Lon Po Po, A Red Riding Hood Story From China (A picture book that retells a folk tale)

Title: Lon Po Po, A Red Riding Hood Story From China
ISBN:0-399-21619-7
Translated and Illustrated: Ed Young
Date of publication:1989
Award won: The Caldecott Medal
Age recommendation: 4 to 8
Group represented: Chinese



This book was about three children, Shang, Tao, and Paotze. They lived in the country with their mother in China. On their grandmother's (Po Po) birthday their mother sets out to go and visit the grandmother and leaves the children at home. She tells her three children to be good while she is away. She will not return until the next day so the children should close and lock the door tight at night. A wolf that lives near by discovers that the children's mother has gone away for the night and decides to pay the children a visit. The wolf dresses up like an old woman and pretends to be the children's grandmother. The wolf knocks on the door and the children are surprised to hear that their grandmother is at the door because their mother has just gone to visit her. The children are fooled and let the wolf into their home where he immediately blows out the candles that light their home so the children can not see him. After getting into bed for the night the eldest child realizes that their "grandmother" is in fact a wolf. She convinces the wolf that he needs to eat some Ginko nuts from the tree outside their home. All three children climb to the top of the tree because the wolf tells them that he is now too old to climb. When up in the tree the eldest child tells the others that their grandmother is really the wolf disguised as an old woman. The children devise a plan and tell the wolf to go inside and get a basket so they can pull the wolf up into the tree so he too can enjoy some Ginko nuts. After trying to pull him to the top three times and dropping him three times, on purpose, the children manage to kill the wolf. After they make sure he is dead, and that they are safe, the children climb down, go into the house, and lock the door behind them. The next day their mother returned and they told her all about the wolf that came to visit them.

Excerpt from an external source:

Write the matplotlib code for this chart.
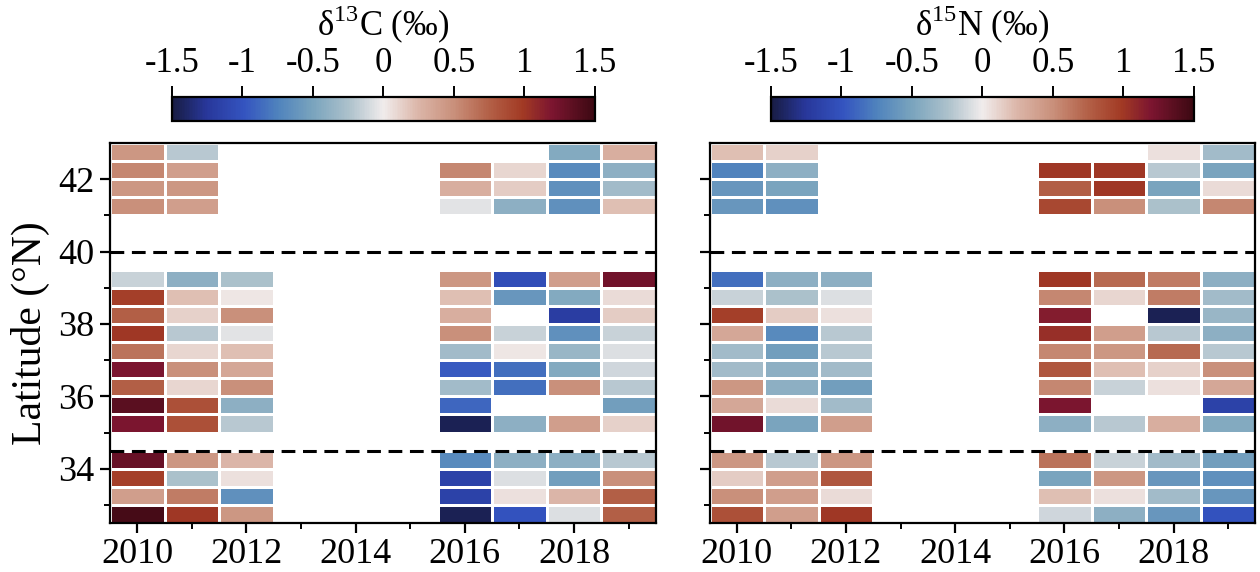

This book could be read in classrooms to illustrate the importance of not answering your door to strangers and to always make sure you know who you are letting into your house. It could also be read after reading Little Red Riding Hood to illustrate how stories are told in other cultures. The book could be the first in a series of books read in the classroom to talk about story telling in other parts of the world. The class could talk about how stories are developed and how folk tales are past down from generation to generation. The children could pick one of the classic folk tales and make their own version of it like Lon Po Po did with Little Red Riding Hood.